Severin Borenstein, James Bushnell, Frank Wolak, and Matthew Zaragoza-Watkins “Report of the Market Simulation Group on Competitive Supply/Demand Balance in the California Allowance Market and the Potential for Market Manipulation” (July 2014) | WP-251 | Press Release | Blog Post

Abstract:
We analyze the demand for emissions allowances and the supply of both allowances and abatement opportunities in California’s cap and trade market for greenhouse gases (GHG). We estimate a cointegrated vector autoregression for the main drivers of greenhouse gas emissions using annual data from 1990 to 2011 and use it to simulate business-as-usual (BAU) emissions during California’s program during 2013-2020, the years for which the rules of the program have been established.
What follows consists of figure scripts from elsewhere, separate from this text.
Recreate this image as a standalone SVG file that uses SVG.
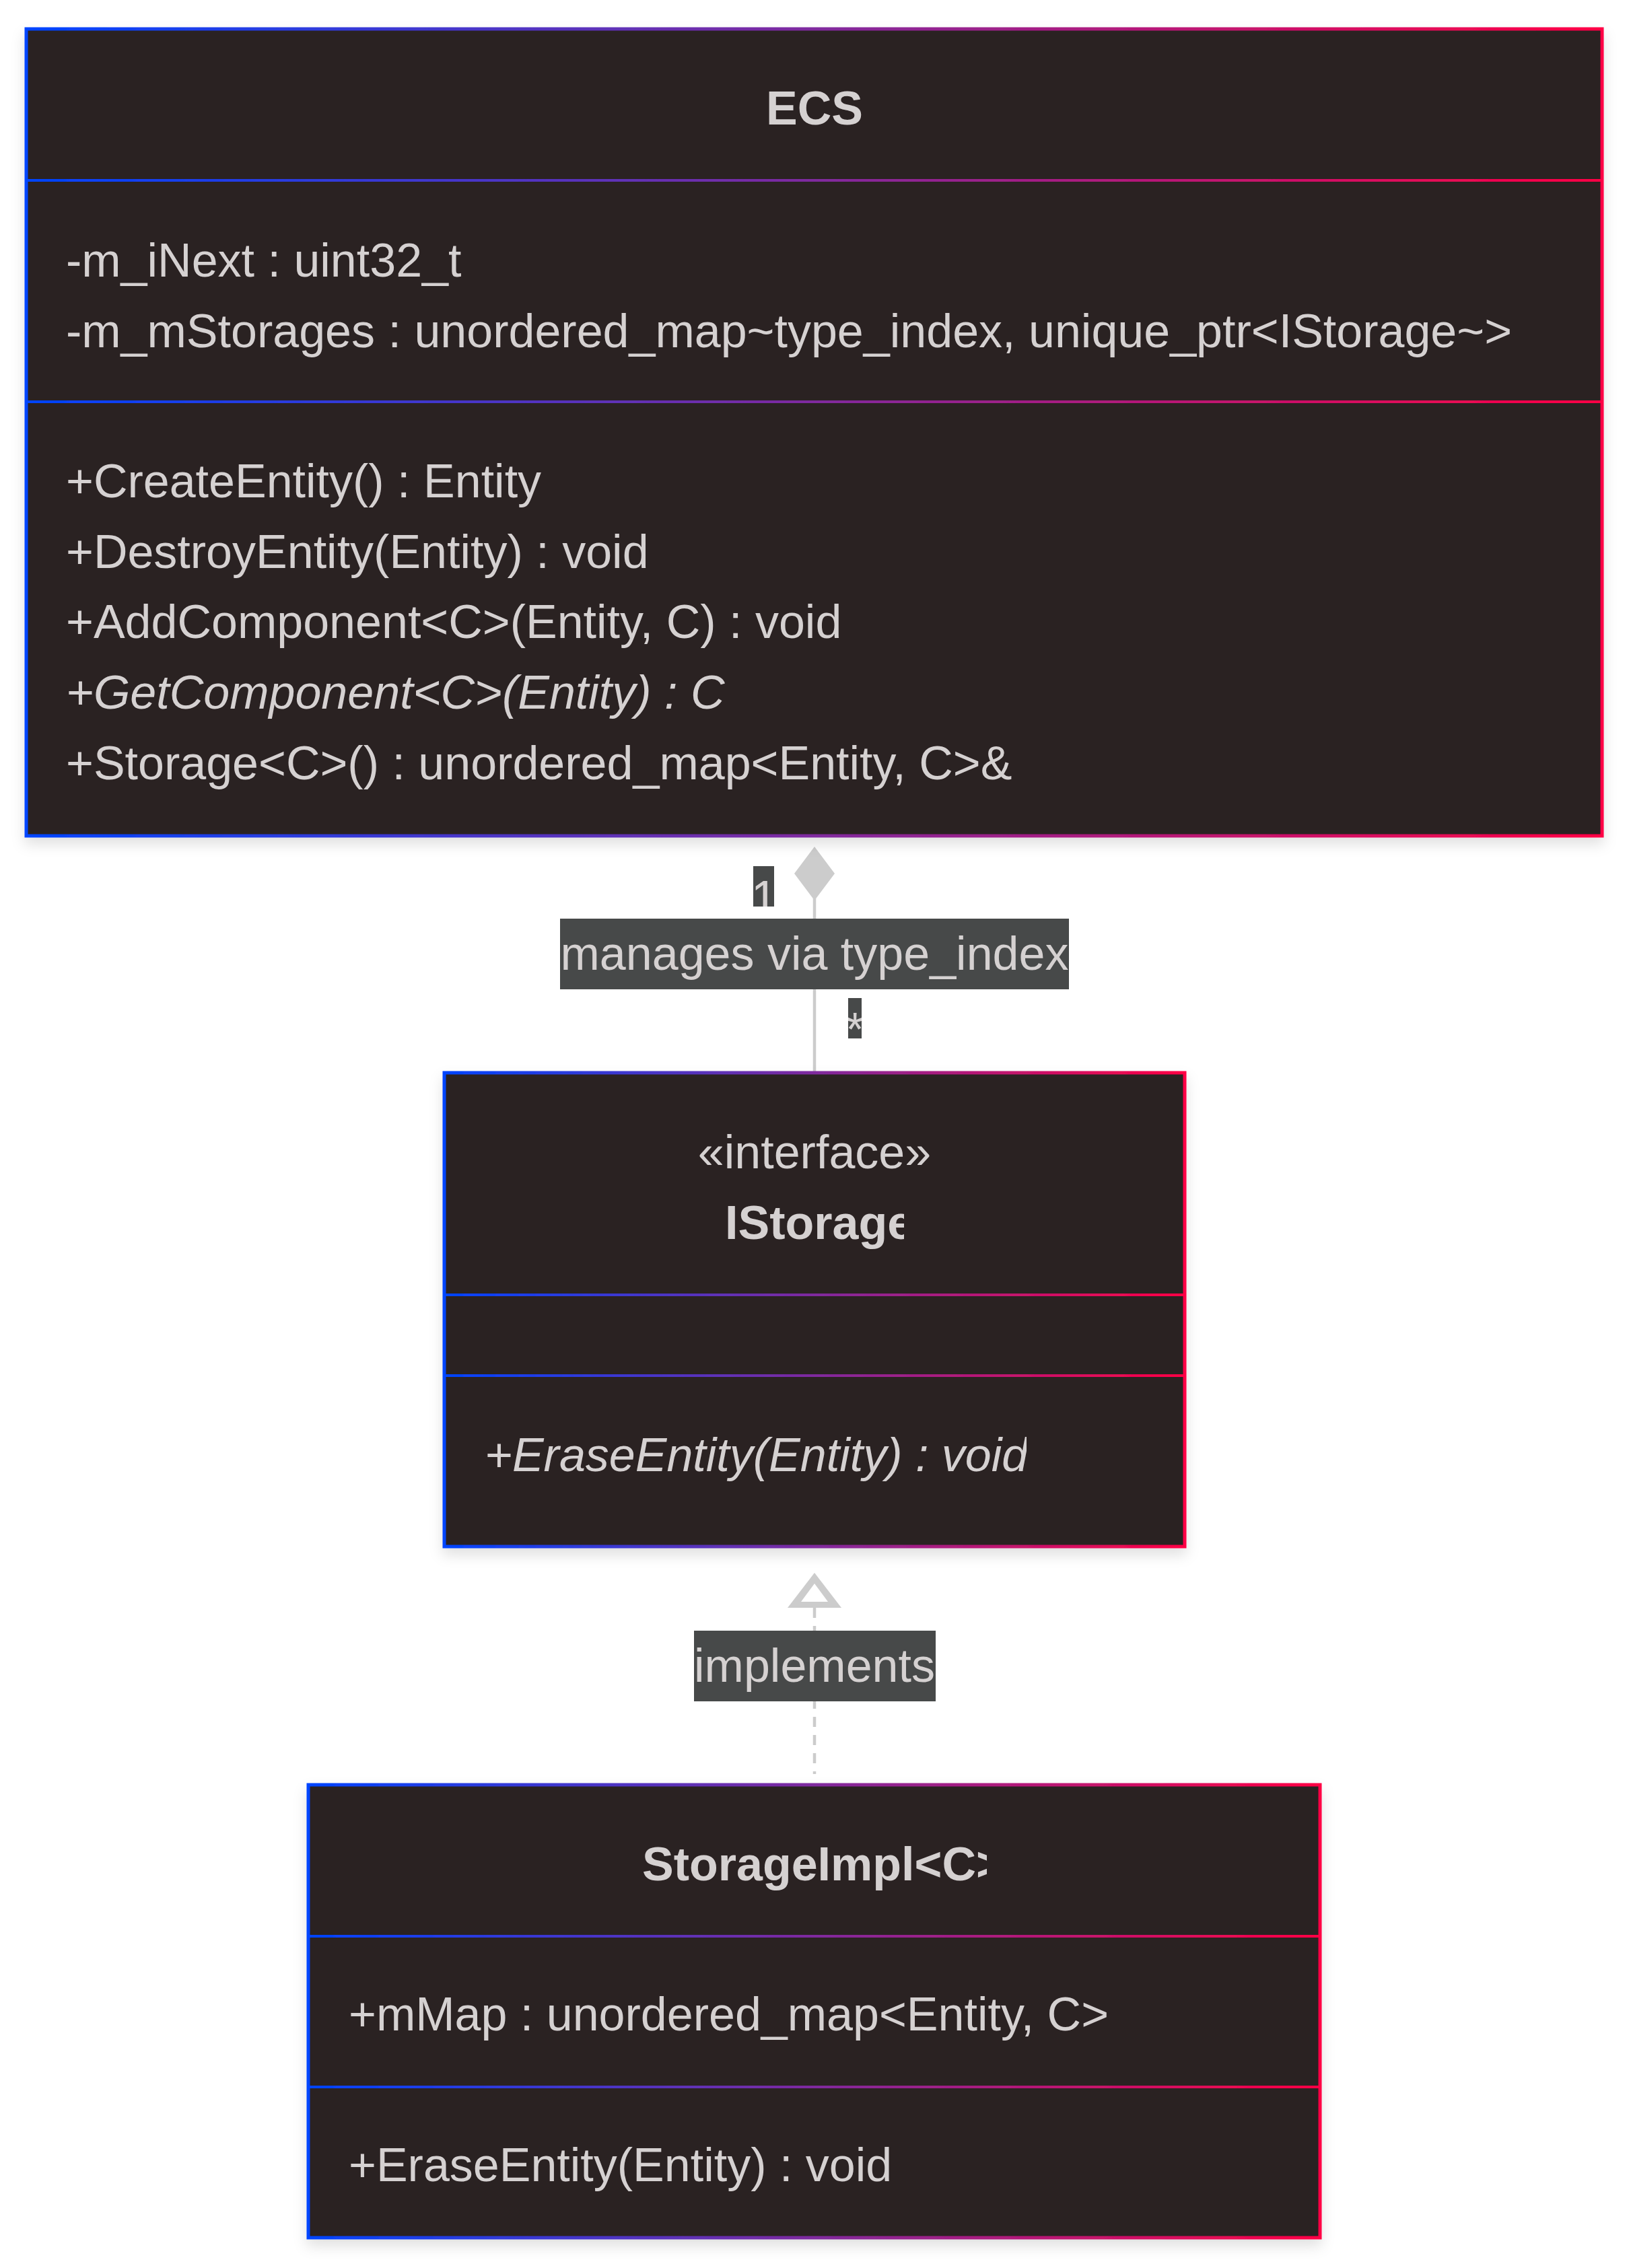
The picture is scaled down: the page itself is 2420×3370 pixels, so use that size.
<svg xmlns="http://www.w3.org/2000/svg" width="2420" height="3370" viewBox="0 0 2420 3370">
<style>
.t{font-family:"Liberation Sans",Arial,sans-serif;font-size:70px;fill:#d5d1d1}
.b{font-weight:bold}
.i{font-style:italic}
.m{text-anchor:middle}
.box{fill:#2a2021;stroke:url(#g);stroke-width:5}
.div{fill:url(#g)}
.lbl{fill:#474949}
.edge{stroke:#cccccc;stroke-width:4.5;fill:none}
</style>
<defs>
<linearGradient id="g" x1="0" y1="0" x2="1" y2="0">
<stop offset="0" stop-color="#0044ff"/>
<stop offset="0.5" stop-color="#7f2a9e"/>
<stop offset="1" stop-color="#ff0044"/>
</linearGradient>
<filter id="sh" x="-5%" y="-5%" width="110%" height="115%">
<feDropShadow dx="0" dy="10" stdDeviation="10" flood-color="#000" flood-opacity="0.12"/>
</filter>
<clipPath id="cIS"><rect x="1077" y="1760" width="266" height="110"/></clipPath>
<clipPath id="cISm"><rect x="700" y="2120" width="825" height="110"/></clipPath>
<clipPath id="cSI"><rect x="954" y="2720" width="512" height="110"/></clipPath>
<clipPath id="c1"><rect x="1119" y="1287" width="31" height="60"/></clipPath>
<clipPath id="cStar"><rect x="1260" y="1483" width="20" height="60"/></clipPath>
</defs>

<g id="connectors">
<g id="edge-ecs-istorage">
<line class="edge" x1="1210" y1="1335" x2="1210" y2="1594"/>
<polygon points="1210,1258 1240,1298 1210,1338 1180,1298" fill="#cccccc"/>
<rect class="lbl" x="832" y="1365" width="756" height="105"/>
<text class="t m" x="1210" y="1441">manages via type_index</text>
<rect class="lbl" x="1119" y="1287" width="31" height="60"/>
<text class="t" x="1116" y="1358" clip-path="url(#c1)">1</text>
<rect class="lbl" x="1260" y="1483" width="20" height="60"/>
<text class="t m" x="1270" y="1554" clip-path="url(#cStar)">*</text>
</g>
<g id="edge-impl-istorage">
<line class="edge" x1="1210" y1="2389" x2="1210" y2="2636" stroke-dasharray="15 12"/>
<polygon points="1210,2337 1250,2389 1170,2389" fill="#cccccc"/>
<polygon points="1210,2353 1230,2380 1190,2380" fill="#ffffff"/>
<rect class="lbl" x="1031" y="2423" width="359" height="105"/>
<text class="t m" x="1210" y="2499">implements</text>
</g>
</g>

<g id="node-ECS" filter="url(#sh)">
<rect class="box" x="39" y="43" width="2341" height="1199"/>
<rect class="div" x="39" y="266" width="2341" height="4"/>
<rect class="div" x="39" y="595" width="2341" height="4"/>
<text class="t b m" x="1210" y="185">ECS</text>
<text class="t" x="98" y="411">-m_iNext : uint32_t</text>
<text class="t" x="98" y="516">-m_mStorages : unordered_map~type_index, unique_ptr&lt;IStorage~&gt;</text>
<text class="t" x="98" y="739">+CreateEntity() : Entity</text>
<text class="t" x="98" y="844">+DestroyEntity(Entity) : void</text>
<text class="t" x="98" y="948">+AddComponent&lt;C&gt;(Entity, C) : void</text>
<text class="t i" x="98" y="1053">+GetComponent&lt;C&gt;(Entity) : C</text>
<text class="t" x="98" y="1158">+Storage&lt;C&gt;() : unordered_map&lt;Entity, C&gt;&amp;</text>
</g>

<g id="node-IStorage" filter="url(#sh)">
<rect class="box" x="660" y="1594" width="1100" height="704"/>
<rect class="div" x="660" y="1922" width="1100" height="4"/>
<rect class="div" x="660" y="2042" width="1100" height="4"/>
<text class="t m" x="1210" y="1736">«interface»</text>
<text class="t b" x="1077" y="1841" clip-path="url(#cIS)">IStorage</text>
<text class="t i" x="720" y="2186" clip-path="url(#cISm)">+EraseEntity(Entity) : void</text>
</g>

<g id="node-StorageImpl" filter="url(#sh)">
<rect class="box" x="458" y="2652" width="1503" height="673"/>
<rect class="div" x="458" y="2875" width="1503" height="4"/>
<rect class="div" x="458" y="3099" width="1503" height="4"/>
<text class="t b" x="954" y="2794" clip-path="url(#cSI)">StorageImpl&lt;C&gt;</text>
<text class="t" x="518" y="3017">+mMap : unordered_map&lt;Entity, C&gt;</text>
<text class="t" x="518" y="3241">+EraseEntity(Entity) : void</text>
</g>
</svg>
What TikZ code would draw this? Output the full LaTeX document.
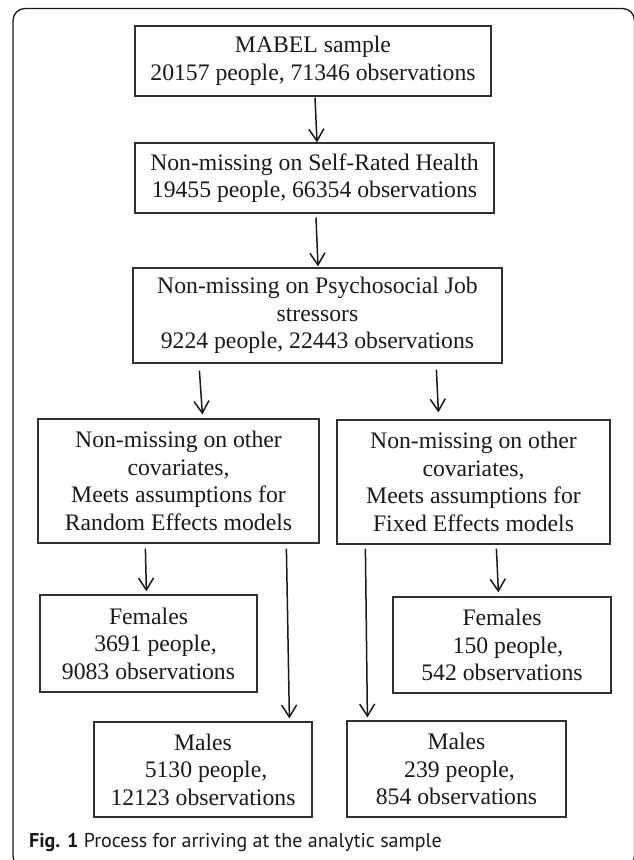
\documentclass[tikz,border=0pt]{standalone}
\usepackage{fontspec}
\setmainfont{Liberation Serif}
\newfontfamily\capfont{PT Sans}
\usetikzlibrary{arrows.meta,calc}
\definecolor{ink}{HTML}{1A1A1A}
\tikzset{
  box/.style={draw=ink!90, line width=1.2pt, inner sep=0pt, align=center,
    text=ink, font=\fontsize{23.7}{27.5}\selectfont},
  arr/.style={draw=ink, line width=1.5pt,
    -{Straight Barb[length=12pt,width=15pt,line width=1.5pt]}},
  frame/.style={draw=ink, line width=1.3pt, rounded corners=12pt}
}
\begin{document}
\begin{tikzpicture}[x=1pt,y=-1pt]
\useasboundingbox (0,0) rectangle (634,860);
\clip (0,0) rectangle (634,860);
\draw[frame] (13,8.5) rectangle (634.5,868);

\node[box, minimum width=356, minimum height=70] (b1) at (313,61)
  {MABEL sample\\20157 people, 71346 observations};
\node[box, minimum width=359, minimum height=70] (b2) at (314.5,178)
  {Non-missing on Self-Rated Health\\19455 people, 66354 observations};
\node[box, minimum width=369, minimum height=95] (b3) at (317.5,315.5)
  {Non-missing on Psychosocial Job\\stressors\\9224 people, 22443 observations};
\node[box, minimum width=281, minimum height=124] (b4) at (178.5,481)
  {Non-missing on other\\covariates,\\Meets assumptions for\\Random Effects models};
\node[box, minimum width=273, minimum height=124] (b5) at (473.5,482)
  {Non-missing on other\\covariates,\\Meets assumptions for\\Fixed Effects models};
\node[box, minimum width=217, minimum height=97] (fL) at (148.5,643.5)
  {Females\\\hspace*{14pt}3691 people,\\9083 observations};
\node[box, minimum width=218, minimum height=96] (fR) at (502,645)
  {Females\\\hspace*{12pt}150 people,\\542 observations};
\node[box, minimum width=218, minimum height=95] (mL) at (203,769.5)
  {Males\\\hspace*{6pt}5130 people,\\12123 observations};
\node[box, minimum width=219, minimum height=96] (mR) at (456.5,769)
  {Males\\\hspace*{6pt}239 people,\\854 observations};

\draw[arr] ($(b1.south)+(2,1)$) -- ($(b2.north)+(2.5,0)$);
\draw[arr] ($(b2.south)+(1.5,4)$) -- ($(b3.north)+(0.5,-1)$);
\draw[arr] ($(b3.south west)+(67,7)$) -- ($(b4.north west)+(165,-4)$);
\draw[arr] ($(b3.south west)+(304,6)$) -- ($(b5.north west)+(102,-7)$);
\draw[arr] ($(b4.south west)+(108,5)$) -- ($(fL.north west)+(107,-3)$);
\draw[arr] ($(b4.south west)+(249,5)$) -- ($(mL.north west)+(196,-3)$);
\draw[arr] ($(b5.south west)+(29,4)$) -- ($(mR.north west)+(21,-3)$);
\draw[arr] ($(b5.south west)+(160,4)$) -- ($(fR.north west)+(106,-4)$);

\node[anchor=base west, inner sep=0pt, text=ink, font=\capfont\fontsize{20}{24}\selectfont] (cap) at (29,847)
  {\textbf{Fig. 1} Process for arriving at the analytic sample};
\end{tikzpicture}
\end{document}
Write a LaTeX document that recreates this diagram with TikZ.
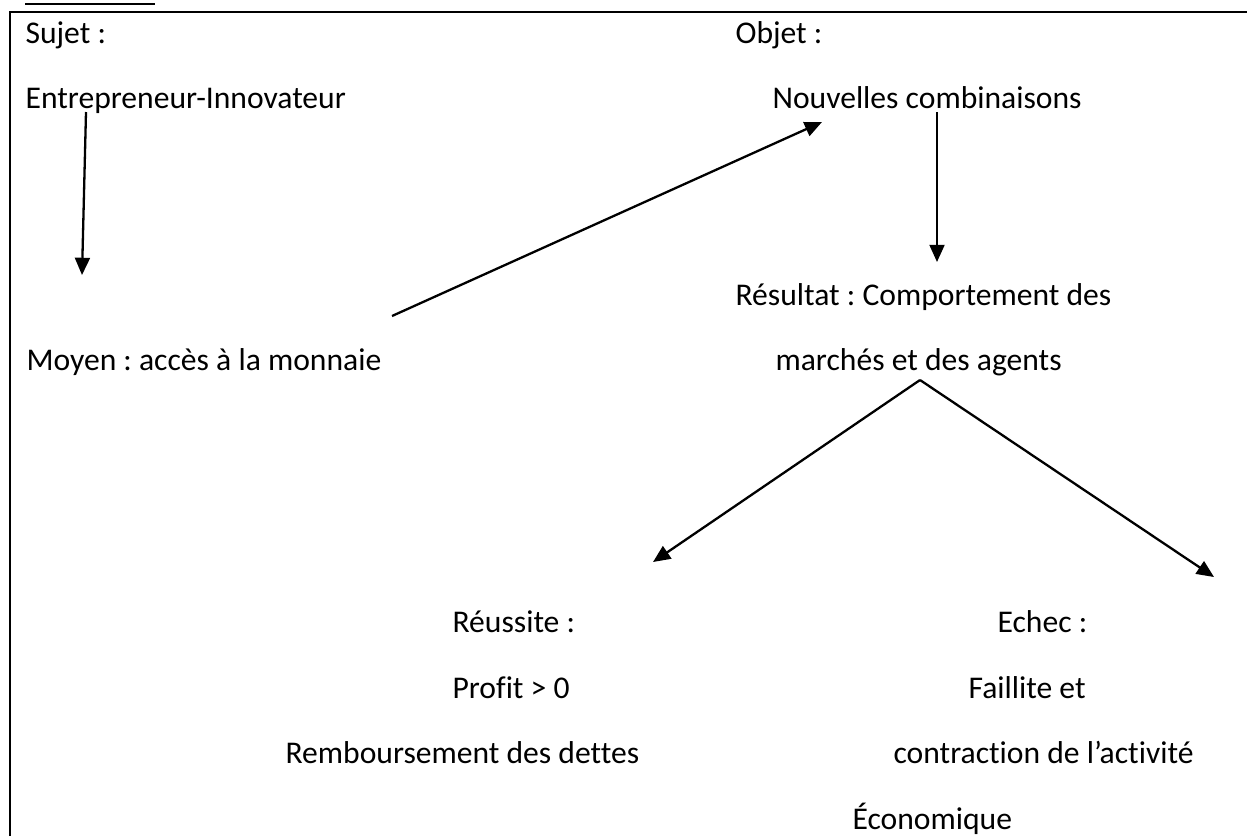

We then consider additional price-responsive and price-inelastic activities — such as state’s other GHG reduction programs — that will affect the supply/demand balance in the allowance market. We show that there is significant uncertainty in the BAU emissions levels due to uncertainty in economic growth and other factors. Our analysis also suggests that while many GHG abatement programs are in place, most of the planned abatement will not be very sensitive to the price of allowances, creating a steep abatement supply curve. The combination of BAU uncertainty and inelastic abatement supply implies a high probability that the price in the California [allowance market] will either be at the price floor, or high enough to trigger a safety valve mechanism called the Allowance Price Containment Reserve (APCR). We find similar results for the first two compliance periods within the program — 2013-2014 and 2015-2017 — though with higher probabilities that the price will remain at the floor. However, we also find significant risk that market participants might be able to artificially inflate prices by “banking” allowances for later use. We conclude with recommendations for changes to the market rules that would greatly reduce the risks of extreme price spikes from real or artificial shortages.

We argue for two changes in particular.  The first is a more explicit mechanism for ensuring that the APCR is not exhausted prior to 2020, thereby limiting prices to not exceed the highest tier of the APCR.  The second recommended change is to allow conversion — for a fee — of the vintages of allowances already held by compliance entities.  In this way in-circulation allowances from one compliance period could, at a cost, be applied to other compliance periods.  Vintage conversion would greatly bound the extent to which compliance costs from one period diverge from those of other periods.